Quantum Error Correction: Building Reliability from Noise

Guest

Dr. John Preskill (Theoretical Physicist, Caltech)

Examined quantum error correction fundamentals, including no-cloning theorem constraints, syndrome measurement without state collapse, and surface code architectures. Discussed error rate thresholds, physical-to-logical qubit overhead ratios, classical decoding systems, and thermodynamic costs of active error correction. Explored topological qubits, practical applications requiring fault tolerance, and the competitive race between quantum and classical approaches.

SR-002 | December 18, 2025 @ 4:00 PM EST

Power Walls and Performance Ceilings: Life After Dennard Scaling

Guest

Dr.

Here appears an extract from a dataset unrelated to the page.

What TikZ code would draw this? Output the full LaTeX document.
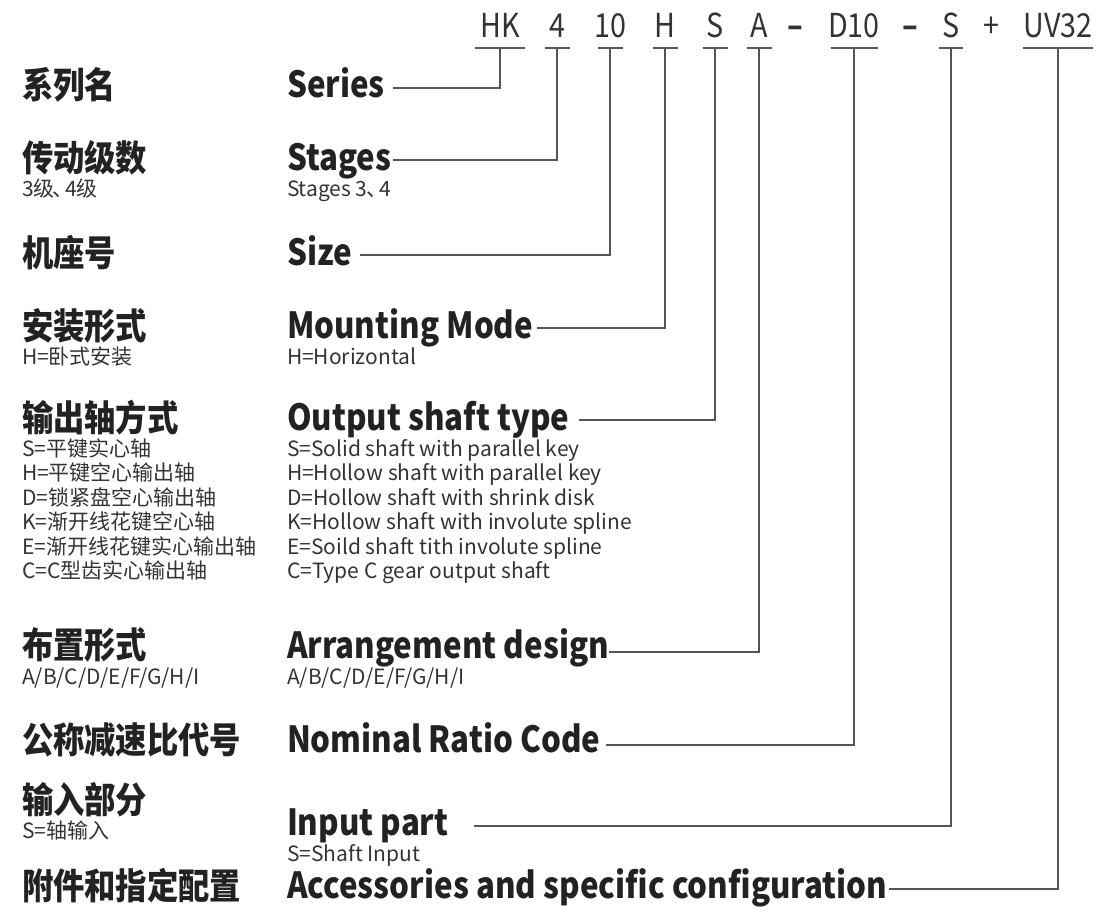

Mark Horowitz (Electrical Engineer, Stanford University)

Explored the breakdown of voltage scaling and its consequences for processor performance, examining subthreshold leakage constraints, the power wall, and dark silicon. Discussed shift toward heterogeneous architectures with domain-specific accelerators, memory bandwidth bottlenecks, processing-in-memory approaches, and the tension between specialization and generality. Considered economic and environmental implications of energy efficiency in computing.

SR-001 | December 17, 2025 @ 4:00 PM EST

Silicon's Limit Surface: Economics, Physics, and Cognition

Guest

Dr. Mark Bohr (Senior Fellow, Intel Corporation)

Examined physical and economic limits of transistor scaling, discussing quantum tunneling, variability, thermal management, and capital costs at advanced process nodes. Explored shift from device-level to system-level optimization, heterogeneous integration, 3D stacking, and the role of abstraction leakage in modern processors. Considered cognitive limits in managing system complexity and the challenges of programming heterogeneous architectures.